Over the last five to seven years, there has been an explosion of retail in the Puget Sound area, driven by population growth. This growth has created demand for more distribution space in the Puget Sound area which has been the driver of many of the large leases that have occurred over the last few years.

Many of the most significant leases have occurred with third-party public warehousing entities which provide goods to retail stores that you and I buy from. Many retailers and manufacturers use these distribution systems and third parties to get their products to the retailers without setting up their own warehouses or holding onto inventory.

Just a few years ago, leases of 10,000 square feet or more were few and far between; now they are nearly as common as traffic jams.
Such companies as Norvanco, Post Trucking, A&M Warehouses have all acquired significant space in the marketplace in the last 24 months. Eagle Hardware is just completing a 650,000-square-foot distribution center in Kent, consolidating nearly 450,000 square feet in four locations. Tenneco, Central Garden and Pet Supply, Jack in the Box and even the U.S. Postal Service have expanded and leased larger facilities in the past 12 months with more on the horizon.

What is the little guy to do? For the reasons already stated, it is difficult to build small buildings any longer. There has been a significant squeeze of smaller tenants in the marketplace as they have seen a sharp rise in rents over the last two years. The tenant looking for 10,000-15,000 square feet will likely have to move quickly for the prime spaces as tenants queue up to capture any opportunity.

Although we have not actually seen bidding wars just yet, the lack of new inventory of 25,000 square feet or less will continue to haunt tenants looking for smaller spaces into the new millennium. The selection is going to be relatively small and tenants are going to get little to no concessions from landlords and little more than new or cleaned carpets and new paint on the walls for existing office space.

In addition, tenants will need to make commitments quickly since many spaces do not stay on the market long. Even large corporations with great credit will miss opportunities because of bureaucratic processes or by trying to drive a hard bargain in lease negotiations. Tenants need to assess what is more important, securing a space for the business or satisfying their ego.

In contrast, larger spaces will continue to be price competitive as there continues to be balance in the marketplace between demand and construction. Available opportunities for land are shrinking ever further. With nearly four million square feet of new construction during 1998 and another three million proposed for 1999 in the South Puget Sound area, the number of large space opportunities should drop below 10 by the end of the year.

Our firm created the PREP Laws Index to track these larger units of space and monitor the mean rental rate in the marketplace. As of Jan. 11, the index indicated that 16 buildings are available of 100,000 square feet or greater, down from 21 in October of 1998. I expect this number to continue to shrink. As new product comes online towards the latter part of the year, I expect the total number of spaces to rise slightly, but stabilize in the low teens. I think this is our future. The land of the giant box.

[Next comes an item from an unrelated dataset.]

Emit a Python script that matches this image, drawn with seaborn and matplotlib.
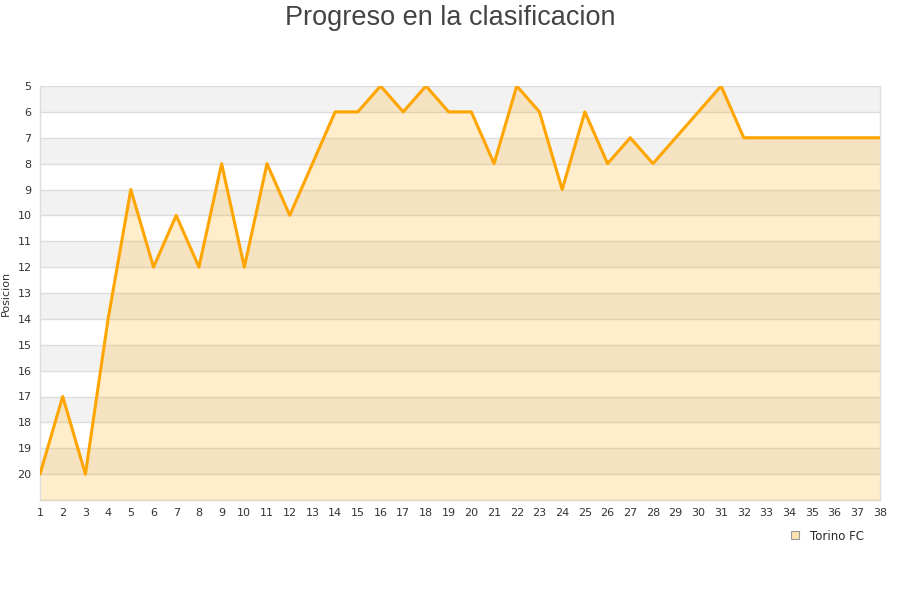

I would like to highlight one other trend I see: positioning. With the growth of catalog sales and the explosion of e-commerce, we will see positioning in the marketplace by delivery systems such as Federal Express and UPS. Like retailers, these companies will pay for specific locations in order to access their customer base.

This is why we have seen in the city of Pacific UPS pay $5.50 a square foot for nearly 12 acres, a piece of property that two years ago was considered to be fringe. Late in 1997 in Issaquah, Federal Express paid $14 a square foot for property upon which they built a building costing nearly $100 a square foot. Thats a cost comparable to an office building.

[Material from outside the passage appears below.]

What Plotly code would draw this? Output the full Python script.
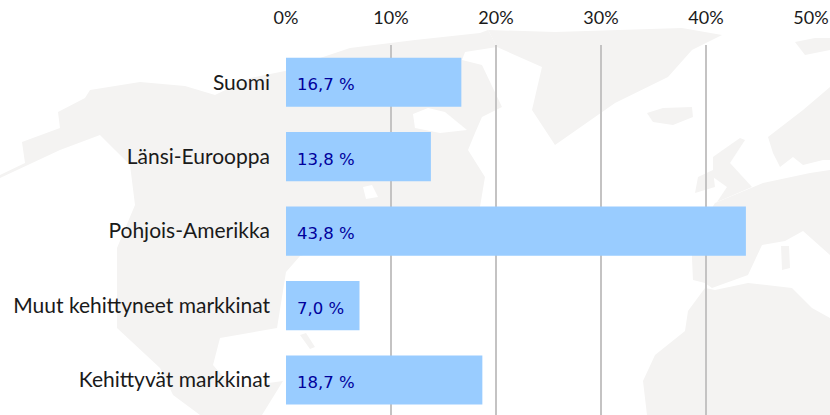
import plotly.graph_objects as go

categories = ["Suomi", "Länsi-Eurooppa", "Pohjois-Amerikka", "Muut kehittyneet markkinat", "Kehittyvät markkinat"]
shares = [16.7, 13.8, 43.8, 7.0, 18.7]
value_labels = ["16,7 %", "13,8 %", "43,8 %", "7,0 %", "18,7 %"]
tick_values = [0, 10, 20, 30, 40, 50]
tick_labels = ["0%", "10%", "20%", "30%", "40%", "50%"]

W, H = 830, 415
L, R, T, B = 286, 19, 45, 0
LAND = "#f4f3f2"

# Faint decorative world-map backdrop, outlines in page pixels
land_outlines = [
    [(0,175),(25,163),(22,142),(60,128),(58,112),(85,98),(90,90),(140,82),(185,86),(215,95),(250,78),(290,70),
     (320,58),(350,48),(415,40),(480,33),(488,30),(497,47),(465,52),(462,60),(482,65),(502,107),(482,117),(475,133),
     (468,150),(485,177),(480,207),(300,256),(286,272),(277,328),(220,338),(213,365),(233,388),(283,381),
     (262,415),(200,415),(173,395),(160,368),(117,328),(117,248),(135,205),(130,165),(100,135),(60,150),(0,178)],
    [(488,30),(555,32),(682,28),(722,35),(692,50),(668,77),(615,103),(555,145),(532,110),(542,67),(497,47)],
    [(647,113),(663,108),(692,107),(693,117),(673,125),(653,122)],
    [(713,157),(720,152),(740,138),(745,140),(730,163),(752,187),(717,202),(727,187),(713,177)],
    [(698,177),(713,170),(715,187),(695,193)],
    [(768,137),(803,110),(830,87),(830,160),(823,160),(803,165),(793,157),(780,167),(773,153)],
    [(795,42),(815,38),(830,38),(830,50),(805,55)],
    [(692,240),(715,203),(763,183),(810,173),(830,170),(830,255),(803,231),(785,241),(762,245),(748,275),
     (712,288),(705,283),(693,280),(692,258)],
    [(705,288),(715,290),(748,283),(792,288),(812,308),(830,318),(830,415),(647,415),(643,381),(655,355),
     (685,331),(688,311)],
    [(781,246),(789,246),(790,268),(782,270)],
    [(300,335),(306,333),(315,347),(310,349)],
]
water_outlines = [
    [(413,114),(428,108),(445,112),(467,130),(440,133),(415,128)],
    [(363,187),(372,185),(378,197),(366,199)],
]
WATER = "#ffffff"


def to_paper_path(points):
    plot_w, plot_h = W - L - R, H - T - B
    pts = [((x - L) / plot_w, 1 - (y - T) / plot_h) for x, y in points]
    return "M" + "L".join(f"{x:.4f},{y:.4f}" for x, y in pts) + "Z"


def blob(points, color):
    return dict(type="path", path=to_paper_path(points), xref="paper", yref="paper",
                fillcolor=color, line=dict(width=0), layer="below")


shapes = [blob(p, LAND) for p in land_outlines] + [blob(p, WATER) for p in water_outlines]

fig = go.Figure(go.Bar(
    y=categories, x=shares, orientation="h", width=0.66,
    marker=dict(color="#99ccff", line=dict(width=0)),
    hoverinfo="skip",
))

annotations = [
    dict(x=0, y=c, text=t, xref="x", yref="y", xanchor="left", xshift=9, yshift=-2.5, showarrow=False,
         font=dict(family="DejaVu Sans", size=16.5, color="#00009c"))
    for c, t in zip(categories, value_labels)
]

fig.update_layout(
    width=W, height=H, autosize=False,
    margin=dict(l=L, r=R, t=T, b=B, pad=0),
    paper_bgcolor="white", plot_bgcolor="rgba(0,0,0,0)",
    showlegend=False, shapes=shapes, annotations=annotations,
    font=dict(family="Lato", size=18, color="#1a1a1a"),
    xaxis=dict(side="top", range=[0, 50], tickvals=tick_values, ticktext=tick_labels,
               showgrid=True, gridcolor="#c4c3c3", gridwidth=1.5, zeroline=False, showline=False,
               ticks="", ticklabelstandoff=16, tickfont=dict(size=18), fixedrange=True, ticklabeloverflow="allow"),
    yaxis=dict(type="category", categoryorder="array", categoryarray=categories,
               autorange=False, range=[4.47, -0.5], showgrid=False, zeroline=False, showline=False,
               ticks="", ticklabelstandoff=15, tickfont=dict(size=21), fixedrange=True),
)
fig.write_html("out.html", config=dict(displayModeBar=False),
               post_script="document.body.style.margin='0';document.body.style.overflow='hidden';")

Expect to see some anomalies in the market due to these positioning plays. They are driven by location. These players will pay to lock themselves in.

In summary, barring any unforeseen significant down turns in the economy, expect rental rates for larger distribution space to remain relatively flat and rates for smaller space to rise. Expect to see more distribution buildings as large as 500,000 square feet built over the next few years, but they are going to have to built down south.

The next node of significant development will be in north Sumner. Construction of a new interchange at state Route 167 and 24th Street East, will open up nearly 500 acres of zoned industrial land which will become the new land of plenty. This North Pierce County location will become the extension of the Kent Valley. Itll be the land of the giants. I feel sorry for the small guy.

Scott Carter is a broker with Pacific Real Estate Partners.